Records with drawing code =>
==================================================
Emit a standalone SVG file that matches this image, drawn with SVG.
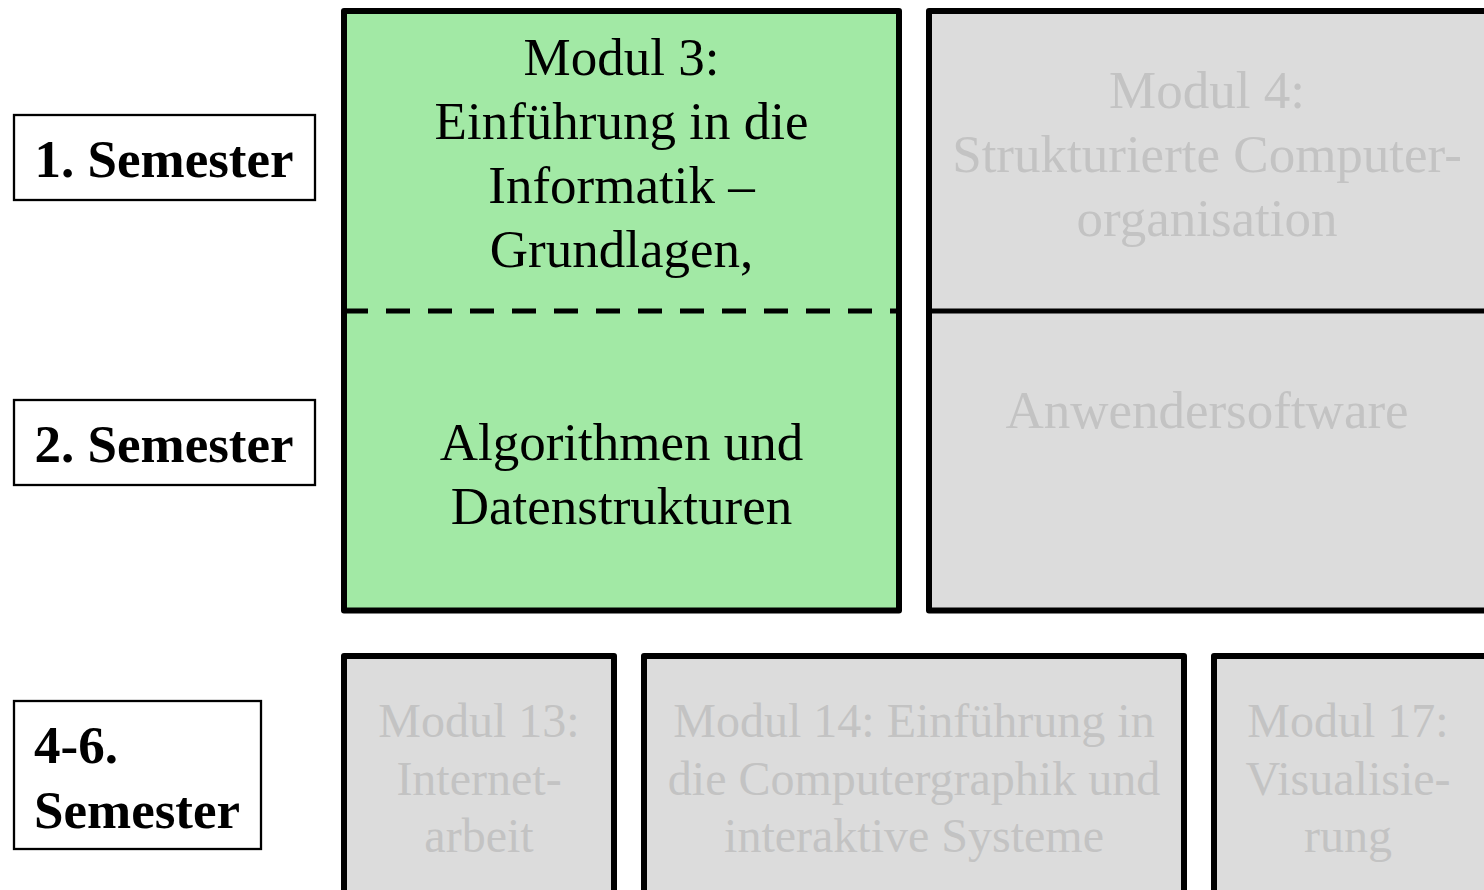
<svg xmlns="http://www.w3.org/2000/svg" width="1484" height="890" viewBox="0 0 1484 890">
  <style>
    .sem { fill: #ffffff; stroke: #000000; stroke-width: 2.3; }
    .sem-text { font-family: "Liberation Serif", "Times New Roman", serif; font-weight: bold; font-size: 53px; fill: #000000; }
    .mod { stroke: #000000; stroke-width: 6; stroke-linejoin: round; }
    .active { fill: #a2e9a5; }
    .inactive { fill: #dcdcdc; }
    .mod-text { font-family: "Liberation Serif", "Times New Roman", serif; font-size: 53px; text-anchor: middle; }
    .mod-text-sm { font-family: "Liberation Serif", "Times New Roman", serif; font-size: 48px; text-anchor: middle; }
    .dark { fill: #000000; }
    .faded { fill: #c3c3c3; }
    .divider { stroke: #000000; stroke-width: 5; fill: none; }
  </style>

  <rect width="1484" height="890" fill="#ffffff"/>

  <!-- semester labels -->
  <g id="sem1">
    <rect class="sem" x="14" y="115" width="301" height="85"/>
    <text class="sem-text" x="164" y="177" text-anchor="middle">1. Semester</text>
  </g>
  <g id="sem2">
    <rect class="sem" x="14" y="400" width="301" height="85"/>
    <text class="sem-text" x="164" y="462" text-anchor="middle">2. Semester</text>
  </g>
  <g id="sem46">
    <rect class="sem" x="14" y="701" width="247" height="148"/>
    <text class="sem-text" x="34" y="763">4-6.</text>
    <text class="sem-text" x="34" y="828">Semester</text>
  </g>

  <!-- Modul 3, spanning semesters 1 and 2 -->
  <g id="modul3">
    <rect class="mod active" x="344" y="11" width="555" height="599.5"/>
    <text class="mod-text dark" x="621.5" y="75">Modul 3:</text>
    <text class="mod-text dark" x="621.5" y="139">Einführung in die</text>
    <text class="mod-text dark" x="621.5" y="203">Informatik –</text>
    <text class="mod-text dark" x="621.5" y="267">Grundlagen,</text>
    <text class="mod-text dark" x="621.5" y="460">Algorithmen und</text>
    <text class="mod-text dark" x="621.5" y="524">Datenstrukturen</text>
  </g>

  <!-- Modul 4, spanning semesters 1 and 2 -->
  <g id="modul4">
    <rect class="mod inactive" x="929" y="11" width="559" height="599.5"/>
    <text class="mod-text faded" x="1207" y="108">Modul 4:</text>
    <text class="mod-text faded" x="1207" y="172">Strukturierte Computer-</text>
    <text class="mod-text faded" x="1207" y="236">organisation</text>
    <text class="mod-text faded" x="1207" y="428">Anwendersoftware</text>
  </g>

  <!-- modules of semesters 4-6 -->
  <g id="modul13">
    <rect class="mod inactive" x="344" y="656" width="270" height="250"/>
    <text class="mod-text-sm faded" x="479" y="737">Modul 13:</text>
    <text class="mod-text-sm faded" x="479" y="795">Internet-</text>
    <text class="mod-text-sm faded" x="479" y="852">arbeit</text>
  </g>
  <g id="modul14">
    <rect class="mod inactive" x="644" y="656" width="540" height="250"/>
    <text class="mod-text-sm faded" x="914" y="737">Modul 14: Einführung in</text>
    <text class="mod-text-sm faded" x="914" y="795">die Computergraphik und</text>
    <text class="mod-text-sm faded" x="914" y="852">interaktive Systeme</text>
  </g>
  <g id="modul17">
    <rect class="mod inactive" x="1214" y="656" width="274" height="250"/>
    <text class="mod-text-sm faded" x="1348" y="737">Modul 17:</text>
    <text class="mod-text-sm faded" x="1348" y="795">Visualisie-</text>
    <text class="mod-text-sm faded" x="1348" y="852">rung</text>
  </g>

  <!-- semester boundaries inside the two-semester modules -->
  <g id="connectors">
    <line class="divider" x1="344" y1="311" x2="899" y2="311" stroke-dasharray="24 18"/>
    <line class="divider" x1="929" y1="311" x2="1488" y2="311"/>
  </g>
</svg>
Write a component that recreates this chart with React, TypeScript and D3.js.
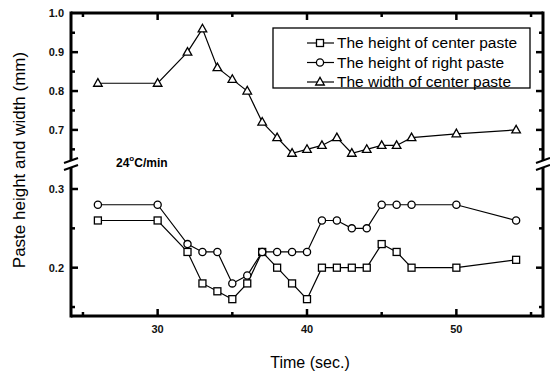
==================================================
Find all the lines containing "this" in the material, then copy them.

Emit a standalone SVG file that matches this image, drawn with SVG.
Write a component that recreates this chart with React, TypeScript and D3.js.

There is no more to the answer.